Based on expert advice from economists, tax collectors and tax lawyers, Labour has prepared a comprehensive programme of tax reform that will clamp down on the social scourge of tax avoidance, freeing up billions for our public services.

The Conservatives won't do it because they are the party of the tax dodging elite. The Panama Papers revealed a score of top Tories tied into secretive offshore networks.

Labour will close the loopholes, clamp down on the tax havens, and shine a light on the illicit activities of those super-rich seeking to duck their responsibilities to the rest of society. We will put the wealth they try to hide into public service and build an economy for the many, not the few.

Speaking today, Labour's Shadow Chancellor of the Exchequer, John McDonnell, said:

"The next Labour Government will introduce a "Robin Hood Tax" to make the financial sector pay its fair share after it received huge public bailouts in the crash. Ordinary people are still being made to pay by the Tories for a crisis they didn't cause through the worst spending cuts for generations.

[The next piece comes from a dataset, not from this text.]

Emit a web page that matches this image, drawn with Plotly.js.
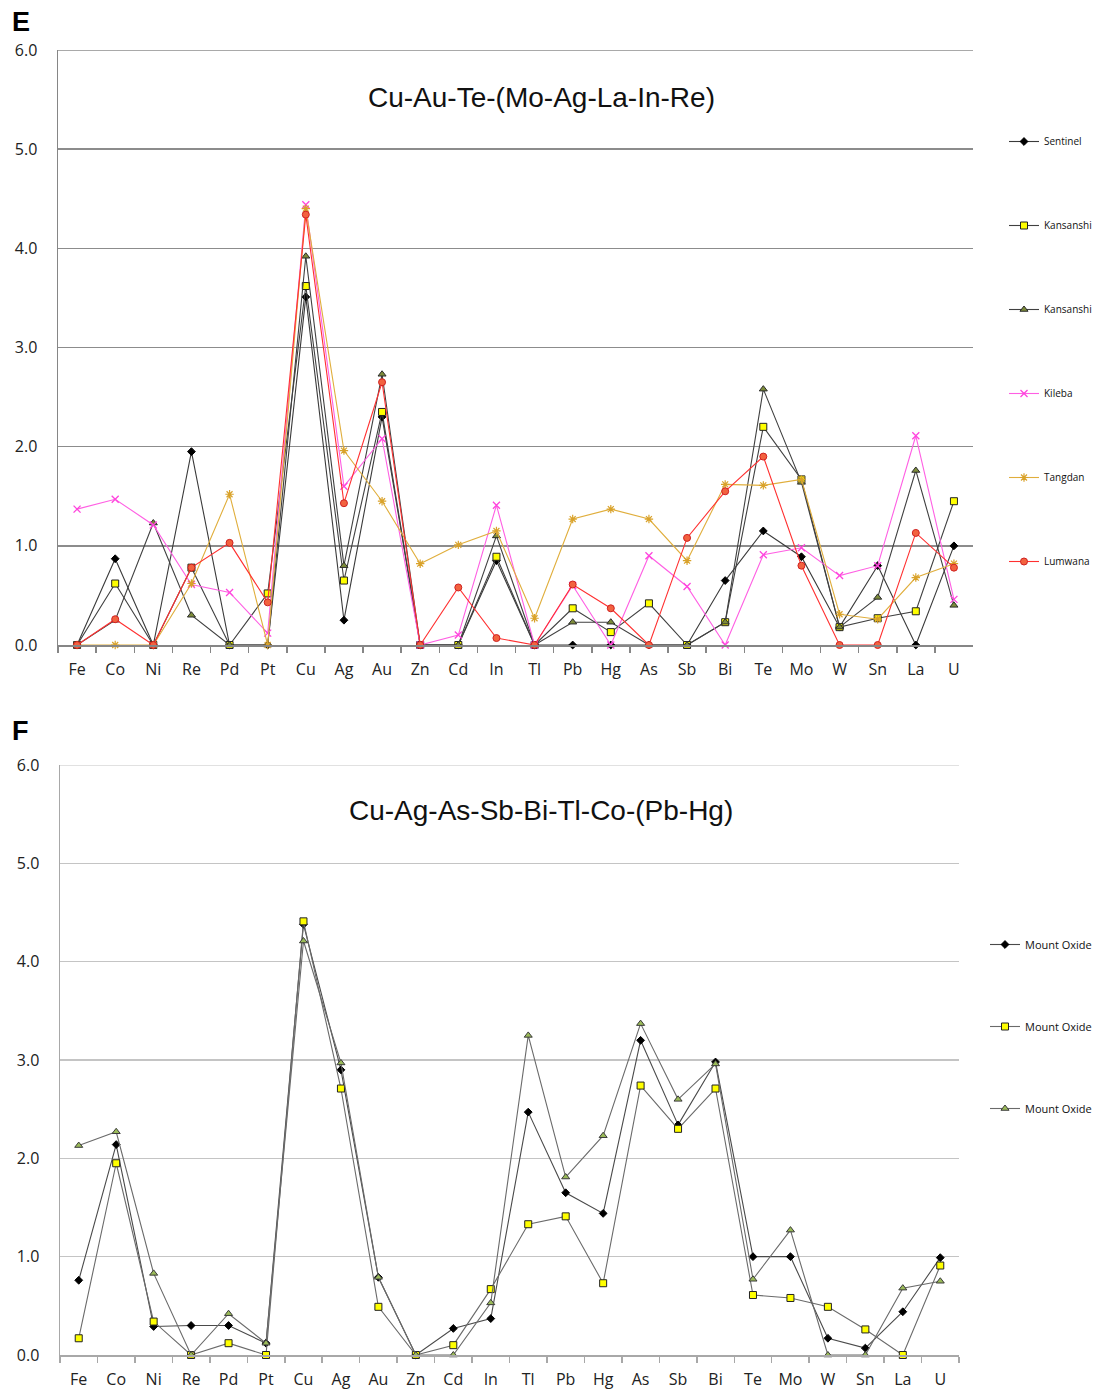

"All we're asking for is fairness in our tax system. By making those who trade in financial derivatives pay a small fraction of their profits, we can help properly fund our public services. Instead of Conservative tax breaks for the super-rich, we'll put more money in people's pockets, protect 95 per cent of people from any rises in income tax, National Insurance and VAT, and build a Britain for the many, not the few."